Omtatah: Western region visit will come last in my national tour

Busia Senator and 2027 presidential aspirant Okiya Omtatah has said that he will tour the Western region last in his nationwide consultative tour.
Speaking on a local TV station on Tuesday, August 5, 2025, Omtatah explained that his campaign is not based on tribal or regional lines.
“My political base is not tribal nor regional. I believe in Kenya as a single unit. I just chose to begin from where it was feasible. We will go there last,” he said.
The outspoken senator has intensified his presidential campaign through a series of public forums across the country. His goal is to collect views from ordinary Kenyans that will shape his manifesto, which he plans to unveil in February 2027.
Omtatah’s Presidential Exploratory Committee has held several meetings in the Mt. Kenya region, one of the country’s most vote-rich areas, as he seeks to popularise his bid and gather ideas for a people-driven agenda.
Confidence
Omtatah, who is known for his activism and firm stance on constitutionalism, has in the past said he is confident of winning the 2027 presidential election by a large margin.
Speaking in an earlier interview on May 26, 2025, he said his team, mostly composed of Gen Zs, is already traversing the country, conducting civic education and spreading his campaign message. He revealed plans to soon launch a youth-led initiative dubbed Identity Yetu, which will focus on political education and engaging young people in national discourse.
“Where things stand, it is very real, and I am looking at 70 per cent. My confidence comes from what I am doing on the ground,” Omtatah said.
Adding;
“I have a team going around, and soon we are releasing something called Identity Yetu. This is by Gen Z to go and spread the message and do political education.”
Omtatah added that another team is holding town hall meetings in different parts of the country to listen to the concerns of citizens. From these interactions, he said, it is clear that most Kenyans view the struggling economy as the biggest issue.

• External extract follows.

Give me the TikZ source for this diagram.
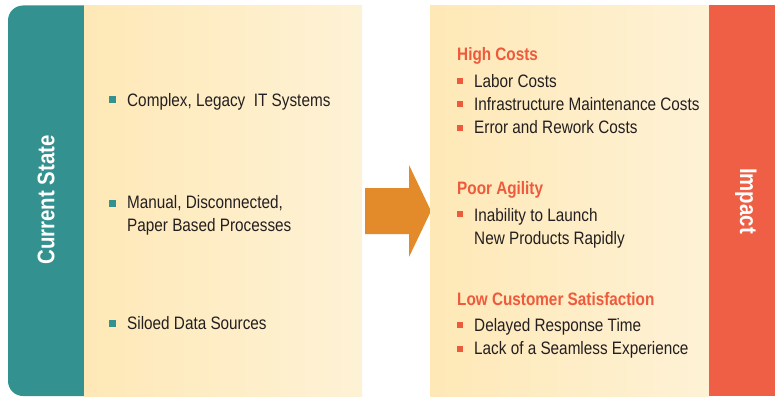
\documentclass[tikz,border=0pt]{standalone}
\usepackage{fontspec}
\setmainfont{Liberation Sans}[FakeStretch=0.85]
\usepackage{xcolor}
\definecolor{tealbar}{HTML}{33918F}
\definecolor{redbar}{HTML}{EE5F45}
\definecolor{headred}{HTML}{EE5A3C}
\definecolor{arroworange}{HTML}{E38B2A}
\definecolor{creamL}{HTML}{FEE8B6}
\definecolor{creamR}{HTML}{FEF2D6}
\definecolor{ink}{HTML}{231F20}
\newcommand{\itemfont}{\fontsize{18}{23.4}\selectfont}
\newcommand{\barfont}{\fontsize{24}{24}\selectfont\bfseries}

\tikzset{
  bultext/.style={anchor=base west, inner sep=0pt, font=\itemfont, text=ink, align=left},
  hdr/.style={bultext, font=\itemfont\bfseries, text=headred},
  tsq/.style={fill=tealbar, minimum size=6.5pt, inner sep=0pt},
  rsq/.style={fill=headred, minimum size=6pt, inner sep=0pt},
  bartext/.style={font=\barfont, text=white, inner sep=0pt}
}

\begin{document}
\begin{tikzpicture}[x=1pt,y=-1pt]
\useasboundingbox (0,0) rectangle (775,396);

% current state panel
\fill[tealbar, rounded corners=15pt] (8,5.5) rectangle (110,396);
\shade[left color=creamL, right color=creamR] (84,5.5) rectangle (362,396);
\node[bartext, rotate=90] (cur) at (46,200) {Current State};

\node[tsq] (sq1) at (112.5,99.5) {};
\node[bultext] (cur1) at (127,106.5) {Complex, Legacy\ \ IT Systems};
\node[tsq] (sq2) at (112.5,203.5) {};
% base of a two-line node is its last line
\node[bultext] (cur2) at (127,231.6) {Manual, Disconnected,\\Paper Based Processes};
\node[tsq] (sq3) at (112.5,323.5) {};
\node[bultext] (cur3) at (127,329) {Siloed Data Sources};

% arrow
\fill[arroworange] (365,188) -- (409,188) -- (409,165) -- (431,211)
  -- (409,257) -- (409,234) -- (365,234) -- cycle;

% impact panel
\shade[left color=creamL, right color=creamR] (430,5.5) rectangle (709,396);
\fill[redbar] (709,5.5) rectangle (775,396);
\node[bartext, rotate=-90] (imp) at (746,201) {Impact};

\node[hdr] (h1) at (457,60) {High Costs};
\node[rsq] (r1) at (460,80.5) {};
\node[bultext] (i1) at (474,87.3) {Labor Costs};
\node[rsq] (r2) at (460,104.3) {};
\node[bultext] (i2) at (474,110.5) {Infrastructure Maintenance Costs};
\node[rsq] (r3) at (460,127.7) {};
\node[bultext] (i3) at (474,133) {Error and Rework Costs};

\node[hdr] (h2) at (457,194.3) {Poor Agility};
\node[rsq] (r4) at (460,214.3) {};
\node[bultext] (i4) at (474,244.5) {Inability to Launch\\New Products Rapidly};

\node[hdr] (h3) at (457,305) {Low Customer Satisfaction};
\node[rsq] (r5) at (460,325) {};
\node[bultext] (i5) at (474,331) {Delayed Response Time};
\node[rsq] (r6) at (460,349) {};
\node[bultext] (i6) at (474,354.5) {Lack of a Seamless Experience};

\end{tikzpicture}
\end{document}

“We have people who are doing town halls, and the response is positive. People have agreed that the economy is the primary issue that we must address in the country today. So I have full confidence, and when push comes to shove, I will emerge victorious,” he said.
The first-term senator also blamed the country’s leadership, not its people, for Kenya’s long-standing challenges, including bad governance and economic hardship.
“We have a very beautiful constitution; we have beautiful laws, but they mean nothing. And that’s why state capture comes in, and whims of powerful individuals are now the laws of the country. Political goodwill to implement the law is lacking,” he said.
Omtatah said real change will only come when Kenyans are allowed to freely express their will through the ballot, something he claims is currently lacking.